Advertising plays sweetie with junk food.
Yale University's doctors and researchers used a comprehensive and independent science-based evaluation of cereal company marketing called, Cereal FACTS (acronym for Food Advertising to Children and Teens Score) to establish the relationship between advertising and nutrition. Cereal FACTS reported that ready-to-eat cereals are the largest category of packaged food marketed directly to children spending $229 million in 2006. Marketing practices range from television advertising, marketing on the internet, and in-store marketing like shelf allocation.
The evaluation revealed that the average child in the US views 1.6 ads on television everyday for cereal products with poor quality nutrient profile. Children view over five times as many of these food value distorting ads that have little to do with food. Instead, cereals are represented as toys or play things, playmates in exciting adventures and magical entities. Often the main purpose of child cereal ads and junk food ads is to associate these poor quality products with positive emotional experiences like having fun, being cool or acceptance by peers.
The disparity here is that while government promotes nutrition, it does not regulate ads that extensively and aggressively target children to eat junk food, discourage nutrition or ads that dictate changes in diet. It was also found that many labels of cereals and junk food do not reflect the real nutrient value.
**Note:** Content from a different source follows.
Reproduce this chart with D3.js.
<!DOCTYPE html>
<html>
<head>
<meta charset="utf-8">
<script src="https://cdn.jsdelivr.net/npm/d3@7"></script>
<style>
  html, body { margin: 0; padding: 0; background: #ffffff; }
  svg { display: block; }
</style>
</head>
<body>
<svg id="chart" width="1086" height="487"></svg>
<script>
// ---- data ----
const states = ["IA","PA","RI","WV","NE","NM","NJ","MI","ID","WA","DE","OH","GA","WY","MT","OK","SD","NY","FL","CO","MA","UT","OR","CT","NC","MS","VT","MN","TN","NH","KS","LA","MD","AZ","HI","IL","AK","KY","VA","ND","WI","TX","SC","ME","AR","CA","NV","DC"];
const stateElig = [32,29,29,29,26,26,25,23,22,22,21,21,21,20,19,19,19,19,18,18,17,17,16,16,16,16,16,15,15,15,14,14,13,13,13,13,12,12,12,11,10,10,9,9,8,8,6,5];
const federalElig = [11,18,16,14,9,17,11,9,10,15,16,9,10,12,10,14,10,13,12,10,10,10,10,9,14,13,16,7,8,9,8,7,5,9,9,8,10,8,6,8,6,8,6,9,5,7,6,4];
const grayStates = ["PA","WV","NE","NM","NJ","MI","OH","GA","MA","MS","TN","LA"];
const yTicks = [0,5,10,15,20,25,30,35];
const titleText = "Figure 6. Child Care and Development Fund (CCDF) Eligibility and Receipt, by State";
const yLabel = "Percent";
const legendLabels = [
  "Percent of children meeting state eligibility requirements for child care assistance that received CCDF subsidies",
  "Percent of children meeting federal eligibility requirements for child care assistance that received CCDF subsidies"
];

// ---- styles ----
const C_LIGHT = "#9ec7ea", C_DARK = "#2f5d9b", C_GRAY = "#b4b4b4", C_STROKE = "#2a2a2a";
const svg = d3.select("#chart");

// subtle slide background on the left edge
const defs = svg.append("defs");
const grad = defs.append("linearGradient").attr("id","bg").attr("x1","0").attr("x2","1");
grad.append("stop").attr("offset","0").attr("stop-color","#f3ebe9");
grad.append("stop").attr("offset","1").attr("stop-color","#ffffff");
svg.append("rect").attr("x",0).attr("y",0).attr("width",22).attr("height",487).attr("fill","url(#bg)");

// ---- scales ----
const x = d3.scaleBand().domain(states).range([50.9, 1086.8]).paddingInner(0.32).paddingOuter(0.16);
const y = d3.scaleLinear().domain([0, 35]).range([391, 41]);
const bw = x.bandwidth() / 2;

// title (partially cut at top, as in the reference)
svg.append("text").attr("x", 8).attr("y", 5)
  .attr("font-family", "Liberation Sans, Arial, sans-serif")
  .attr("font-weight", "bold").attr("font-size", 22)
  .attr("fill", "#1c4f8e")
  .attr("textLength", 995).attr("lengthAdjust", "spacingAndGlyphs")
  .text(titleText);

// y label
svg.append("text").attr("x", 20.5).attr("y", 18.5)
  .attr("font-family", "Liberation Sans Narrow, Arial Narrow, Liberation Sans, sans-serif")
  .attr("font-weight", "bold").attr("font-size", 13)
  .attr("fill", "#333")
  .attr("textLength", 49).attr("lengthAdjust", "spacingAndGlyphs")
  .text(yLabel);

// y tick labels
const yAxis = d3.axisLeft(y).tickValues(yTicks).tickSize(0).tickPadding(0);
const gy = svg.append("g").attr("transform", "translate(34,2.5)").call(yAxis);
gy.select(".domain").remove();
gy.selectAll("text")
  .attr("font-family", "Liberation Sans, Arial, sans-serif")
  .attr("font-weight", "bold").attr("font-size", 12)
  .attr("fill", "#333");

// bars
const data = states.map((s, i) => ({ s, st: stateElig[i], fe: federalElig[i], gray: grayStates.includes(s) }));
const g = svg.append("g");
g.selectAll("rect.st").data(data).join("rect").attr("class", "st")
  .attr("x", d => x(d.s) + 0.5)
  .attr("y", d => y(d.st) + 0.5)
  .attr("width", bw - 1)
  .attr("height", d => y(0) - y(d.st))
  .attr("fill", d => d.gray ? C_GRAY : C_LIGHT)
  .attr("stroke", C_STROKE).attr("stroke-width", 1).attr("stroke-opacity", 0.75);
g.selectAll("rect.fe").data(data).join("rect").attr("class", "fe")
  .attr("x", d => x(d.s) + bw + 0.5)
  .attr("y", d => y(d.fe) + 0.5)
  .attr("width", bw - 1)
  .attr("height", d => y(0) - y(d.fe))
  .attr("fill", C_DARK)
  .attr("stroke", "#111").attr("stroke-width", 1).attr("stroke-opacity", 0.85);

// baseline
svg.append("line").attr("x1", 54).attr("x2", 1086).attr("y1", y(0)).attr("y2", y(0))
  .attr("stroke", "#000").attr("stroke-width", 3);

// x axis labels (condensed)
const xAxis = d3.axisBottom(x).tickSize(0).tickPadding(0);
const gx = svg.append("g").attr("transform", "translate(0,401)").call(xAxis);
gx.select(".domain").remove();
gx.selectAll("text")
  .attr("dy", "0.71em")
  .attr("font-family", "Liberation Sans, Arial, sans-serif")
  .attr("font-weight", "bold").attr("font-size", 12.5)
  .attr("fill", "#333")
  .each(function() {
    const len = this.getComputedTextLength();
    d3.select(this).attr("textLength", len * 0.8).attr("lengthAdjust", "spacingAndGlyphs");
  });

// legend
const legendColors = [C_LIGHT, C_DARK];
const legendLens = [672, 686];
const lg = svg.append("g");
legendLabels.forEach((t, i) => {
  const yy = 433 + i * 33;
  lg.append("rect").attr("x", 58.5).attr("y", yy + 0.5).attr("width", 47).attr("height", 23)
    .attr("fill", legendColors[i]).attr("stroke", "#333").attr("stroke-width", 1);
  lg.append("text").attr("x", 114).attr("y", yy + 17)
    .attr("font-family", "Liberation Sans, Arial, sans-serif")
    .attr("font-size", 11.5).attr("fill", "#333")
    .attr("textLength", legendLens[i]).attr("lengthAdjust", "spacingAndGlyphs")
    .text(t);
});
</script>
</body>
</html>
Some two years later, the US federal government took action on the results and recommendations of the 2009 study. Only this July, The Washington Post reported that the largest food companies in the US said they will cut back on marketing unhealthy food to children. Earlier, the federal government came up with guidelines for marketing junk food to children. Among others, the guidelines discourage advertising of unhealthy food on product labels and on media including radio, television, print, video games and the Internet.
Industry players balked at the proposal as being too broad that it limits marketing of almost all of the nation's favourite food like yogurts and children's cereals.
Thing is, if government and nutrition councils can't do much about extensive advertising on children, the parents can. Controlling children's viewing habits and not buying unhealthy food can make a dent on the profit margins of the industry where regulation can't.